Members of Liwa Aaly al-Furat, consisting of local fighters trained by Danish Special Forces, receive salaries from the government, but most fighters with Kata’ib al-Hamza do not. Abu Aya was visibly upset about this lack of support when Al-Monitor interviewed him. “We have had 51 martyrs and about 70 or 80 injured in the fight against IS in Iraq since July 2014, and most of them have not got justice,” he said. By “justice,” he was referring to salaries or any other form of compensation.
About 70-80% of Abu Aya’s fighters are from the Albu Mahal tribe, he revealed. “The rest are from others,” Abu Aya said. “Most of them have a family member who was killed by IS or by al-Qaeda or had their homes burned by them.” The Albu Mahal had conducted a major uprising against al-Qaeda in 2005, a year prior to the more well-known Sunni Awakening.
Abu Aya asserted, “Most of the verified intelligence on the area used by the Falcon Intelligence Cell came from Kata’ib al-Hamza,” as did the intelligence of other Baghdad-based security forces in the fight against IS in recent years.
Anbar Governor Mohammed al-Halbusi, in an interview at his home in Baghdad, told Al-Monitor that local Sunni PMU members who had taken part in the fighting against IS numbered approximately 16,000 — “10,000 with salaries and 6,000 without” — and that there are plans to further reduce those receiving pay. Halbusi, however, wants to prevent a halt to salaries as he sees these forces as useful in protecting the region.
About Kata’ib al-Hamza, Halbusi said, “[They] are good fighters against IS. I can’t help them with a salary, but with food, health centers, a bit of money for them in the camps, I can, a bit. But I have 6,000 [others].”
Some of Abu Aya’s men have had arrest warrants issued against them, he and other sources have told Al-Monitor. One security official working in Anbar said the warrants were due to “political and tribal reasons.”
About those said to be wanted by the authorities, Abu Aya said, “The 8th Division [of the Iraqi army] put the names of Kata’ib al-Hamza heroes, [including] ones killed in the fight against IS, [on the list].”

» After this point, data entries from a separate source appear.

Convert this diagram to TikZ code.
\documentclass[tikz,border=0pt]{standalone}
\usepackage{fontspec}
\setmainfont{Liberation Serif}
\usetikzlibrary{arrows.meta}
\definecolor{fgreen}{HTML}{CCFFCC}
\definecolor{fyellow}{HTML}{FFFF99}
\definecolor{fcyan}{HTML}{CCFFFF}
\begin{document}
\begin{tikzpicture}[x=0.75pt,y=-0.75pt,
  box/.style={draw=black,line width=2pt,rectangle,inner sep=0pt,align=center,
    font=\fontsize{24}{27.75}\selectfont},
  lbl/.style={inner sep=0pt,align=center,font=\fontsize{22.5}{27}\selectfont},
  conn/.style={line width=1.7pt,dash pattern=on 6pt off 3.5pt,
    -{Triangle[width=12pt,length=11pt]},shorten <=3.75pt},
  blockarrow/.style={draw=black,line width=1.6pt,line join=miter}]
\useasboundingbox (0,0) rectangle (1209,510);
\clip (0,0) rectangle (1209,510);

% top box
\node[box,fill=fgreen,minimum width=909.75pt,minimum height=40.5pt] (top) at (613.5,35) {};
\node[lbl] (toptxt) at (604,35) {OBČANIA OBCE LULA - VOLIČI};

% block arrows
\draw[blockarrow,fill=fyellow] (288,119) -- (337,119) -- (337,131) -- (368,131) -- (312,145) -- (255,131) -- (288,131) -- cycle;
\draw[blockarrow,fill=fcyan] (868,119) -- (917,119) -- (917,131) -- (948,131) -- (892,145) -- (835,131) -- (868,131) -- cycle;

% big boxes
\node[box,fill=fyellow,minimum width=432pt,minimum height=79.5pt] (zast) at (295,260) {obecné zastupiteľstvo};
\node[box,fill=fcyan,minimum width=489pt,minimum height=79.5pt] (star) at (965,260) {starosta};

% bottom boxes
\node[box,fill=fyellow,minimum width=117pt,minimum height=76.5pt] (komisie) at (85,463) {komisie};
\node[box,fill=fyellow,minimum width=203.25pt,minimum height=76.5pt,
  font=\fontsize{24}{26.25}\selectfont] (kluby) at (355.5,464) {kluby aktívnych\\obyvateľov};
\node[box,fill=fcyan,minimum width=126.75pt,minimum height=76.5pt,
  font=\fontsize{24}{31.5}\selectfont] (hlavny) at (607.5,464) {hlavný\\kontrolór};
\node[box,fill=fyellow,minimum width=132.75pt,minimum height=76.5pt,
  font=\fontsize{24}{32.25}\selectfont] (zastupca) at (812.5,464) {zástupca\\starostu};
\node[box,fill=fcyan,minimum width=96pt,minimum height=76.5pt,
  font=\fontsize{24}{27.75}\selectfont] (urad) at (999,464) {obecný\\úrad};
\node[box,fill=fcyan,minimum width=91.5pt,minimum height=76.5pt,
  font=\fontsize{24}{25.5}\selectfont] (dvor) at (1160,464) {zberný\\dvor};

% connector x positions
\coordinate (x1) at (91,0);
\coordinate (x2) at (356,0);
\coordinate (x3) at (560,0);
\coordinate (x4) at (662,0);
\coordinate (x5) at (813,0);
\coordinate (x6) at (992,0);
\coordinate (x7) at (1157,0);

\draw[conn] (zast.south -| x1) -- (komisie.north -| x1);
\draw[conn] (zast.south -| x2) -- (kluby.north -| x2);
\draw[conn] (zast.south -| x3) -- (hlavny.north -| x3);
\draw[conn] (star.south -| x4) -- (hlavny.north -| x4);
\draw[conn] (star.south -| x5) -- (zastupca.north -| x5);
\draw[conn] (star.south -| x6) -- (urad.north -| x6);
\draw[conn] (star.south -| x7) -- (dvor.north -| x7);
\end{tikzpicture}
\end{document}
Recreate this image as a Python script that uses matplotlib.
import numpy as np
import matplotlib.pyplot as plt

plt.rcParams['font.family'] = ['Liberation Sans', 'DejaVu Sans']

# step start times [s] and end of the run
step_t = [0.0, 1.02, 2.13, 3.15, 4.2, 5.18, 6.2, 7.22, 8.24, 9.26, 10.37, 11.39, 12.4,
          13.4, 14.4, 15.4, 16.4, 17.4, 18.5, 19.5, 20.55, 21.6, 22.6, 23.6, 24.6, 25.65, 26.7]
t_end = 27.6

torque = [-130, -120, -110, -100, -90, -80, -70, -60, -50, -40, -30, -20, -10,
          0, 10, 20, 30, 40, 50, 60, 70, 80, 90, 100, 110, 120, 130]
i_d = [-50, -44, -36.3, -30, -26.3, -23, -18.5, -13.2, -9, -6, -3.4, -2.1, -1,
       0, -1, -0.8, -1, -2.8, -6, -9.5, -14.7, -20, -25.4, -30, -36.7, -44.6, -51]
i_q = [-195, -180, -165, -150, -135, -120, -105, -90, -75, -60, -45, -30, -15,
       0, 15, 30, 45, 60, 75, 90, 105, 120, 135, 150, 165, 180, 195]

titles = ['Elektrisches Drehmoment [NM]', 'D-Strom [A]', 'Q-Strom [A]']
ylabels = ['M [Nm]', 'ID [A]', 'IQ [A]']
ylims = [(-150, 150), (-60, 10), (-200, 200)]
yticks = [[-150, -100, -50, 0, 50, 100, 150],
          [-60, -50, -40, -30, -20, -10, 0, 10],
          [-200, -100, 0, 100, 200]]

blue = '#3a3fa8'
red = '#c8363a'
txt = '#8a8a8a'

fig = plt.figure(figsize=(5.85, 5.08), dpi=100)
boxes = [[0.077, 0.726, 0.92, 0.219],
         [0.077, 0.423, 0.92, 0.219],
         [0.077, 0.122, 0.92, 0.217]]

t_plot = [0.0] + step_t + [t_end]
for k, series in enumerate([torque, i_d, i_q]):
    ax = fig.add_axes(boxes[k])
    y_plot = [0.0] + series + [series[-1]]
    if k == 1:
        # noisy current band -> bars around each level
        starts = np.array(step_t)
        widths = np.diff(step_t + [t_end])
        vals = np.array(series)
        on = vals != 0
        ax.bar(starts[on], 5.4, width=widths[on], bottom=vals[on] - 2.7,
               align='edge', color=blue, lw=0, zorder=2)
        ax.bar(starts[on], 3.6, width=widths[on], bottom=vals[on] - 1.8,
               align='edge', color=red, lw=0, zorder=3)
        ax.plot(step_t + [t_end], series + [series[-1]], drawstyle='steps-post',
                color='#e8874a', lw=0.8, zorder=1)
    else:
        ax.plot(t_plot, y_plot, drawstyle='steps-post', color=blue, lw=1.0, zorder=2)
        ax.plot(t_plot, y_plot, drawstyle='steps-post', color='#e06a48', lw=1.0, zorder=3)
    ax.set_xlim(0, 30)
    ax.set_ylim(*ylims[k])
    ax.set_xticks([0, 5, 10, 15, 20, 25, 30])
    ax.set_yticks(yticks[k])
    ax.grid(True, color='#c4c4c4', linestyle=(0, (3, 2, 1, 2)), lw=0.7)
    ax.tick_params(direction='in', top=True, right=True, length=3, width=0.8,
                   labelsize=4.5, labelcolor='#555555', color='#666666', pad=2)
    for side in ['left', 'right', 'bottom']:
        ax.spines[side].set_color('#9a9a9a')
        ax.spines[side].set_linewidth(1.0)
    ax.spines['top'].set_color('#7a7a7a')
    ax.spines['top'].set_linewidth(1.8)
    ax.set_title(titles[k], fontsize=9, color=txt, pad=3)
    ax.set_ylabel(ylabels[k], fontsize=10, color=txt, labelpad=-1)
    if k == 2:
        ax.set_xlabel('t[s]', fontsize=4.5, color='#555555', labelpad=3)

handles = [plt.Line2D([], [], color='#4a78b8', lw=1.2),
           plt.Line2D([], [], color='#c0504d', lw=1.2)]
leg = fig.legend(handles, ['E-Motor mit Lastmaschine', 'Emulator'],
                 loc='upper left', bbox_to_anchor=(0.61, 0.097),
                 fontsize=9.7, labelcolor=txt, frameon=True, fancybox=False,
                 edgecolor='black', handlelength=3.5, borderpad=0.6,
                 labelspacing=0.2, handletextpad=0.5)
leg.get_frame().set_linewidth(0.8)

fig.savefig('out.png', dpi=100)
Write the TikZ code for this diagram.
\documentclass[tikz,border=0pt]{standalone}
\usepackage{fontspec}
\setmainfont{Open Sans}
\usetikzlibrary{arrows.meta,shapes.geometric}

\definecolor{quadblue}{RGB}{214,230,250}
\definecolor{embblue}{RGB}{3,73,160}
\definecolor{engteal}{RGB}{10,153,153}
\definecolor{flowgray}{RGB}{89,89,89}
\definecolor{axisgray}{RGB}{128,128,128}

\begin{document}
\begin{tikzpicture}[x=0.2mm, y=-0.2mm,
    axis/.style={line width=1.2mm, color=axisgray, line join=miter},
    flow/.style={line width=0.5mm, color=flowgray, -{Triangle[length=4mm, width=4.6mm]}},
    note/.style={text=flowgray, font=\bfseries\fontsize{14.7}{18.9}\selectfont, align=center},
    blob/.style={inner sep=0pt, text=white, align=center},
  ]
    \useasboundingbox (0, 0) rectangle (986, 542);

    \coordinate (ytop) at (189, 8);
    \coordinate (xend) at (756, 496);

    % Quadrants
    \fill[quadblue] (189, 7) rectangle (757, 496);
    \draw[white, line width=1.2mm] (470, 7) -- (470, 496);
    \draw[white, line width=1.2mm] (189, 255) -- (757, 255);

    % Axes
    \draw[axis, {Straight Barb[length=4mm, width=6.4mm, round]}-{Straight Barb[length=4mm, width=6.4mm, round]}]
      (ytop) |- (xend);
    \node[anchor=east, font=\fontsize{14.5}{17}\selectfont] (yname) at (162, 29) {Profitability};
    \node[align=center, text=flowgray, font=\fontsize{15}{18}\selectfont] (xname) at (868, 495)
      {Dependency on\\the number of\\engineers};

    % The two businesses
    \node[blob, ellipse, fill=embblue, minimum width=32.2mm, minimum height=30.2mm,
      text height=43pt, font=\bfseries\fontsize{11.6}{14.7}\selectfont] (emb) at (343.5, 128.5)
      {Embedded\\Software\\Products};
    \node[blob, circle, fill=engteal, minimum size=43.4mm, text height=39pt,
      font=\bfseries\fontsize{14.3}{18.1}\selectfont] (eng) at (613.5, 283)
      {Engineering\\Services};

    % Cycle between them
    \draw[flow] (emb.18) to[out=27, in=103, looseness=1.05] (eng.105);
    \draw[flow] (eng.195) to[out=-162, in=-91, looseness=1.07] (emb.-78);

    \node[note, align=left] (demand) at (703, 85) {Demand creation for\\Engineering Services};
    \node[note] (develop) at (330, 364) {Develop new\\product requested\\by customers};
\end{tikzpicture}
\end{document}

On tribal grievances between the Albu Mahal and others, Abu Aya nevertheless said, “Our main problem is IS.” All issues with others are minor in comparison.
The most recent attacks in Ramadi have occurred in different tribal areas north of the city and have targeted the homes of men working with the security forces, sources in the city told Al-Monitor. What happens in Anbar and the porous border area will likely have repercussions across the rest of Iraq, with IS still frequently claiming attacks in Baghdad and elsewhere.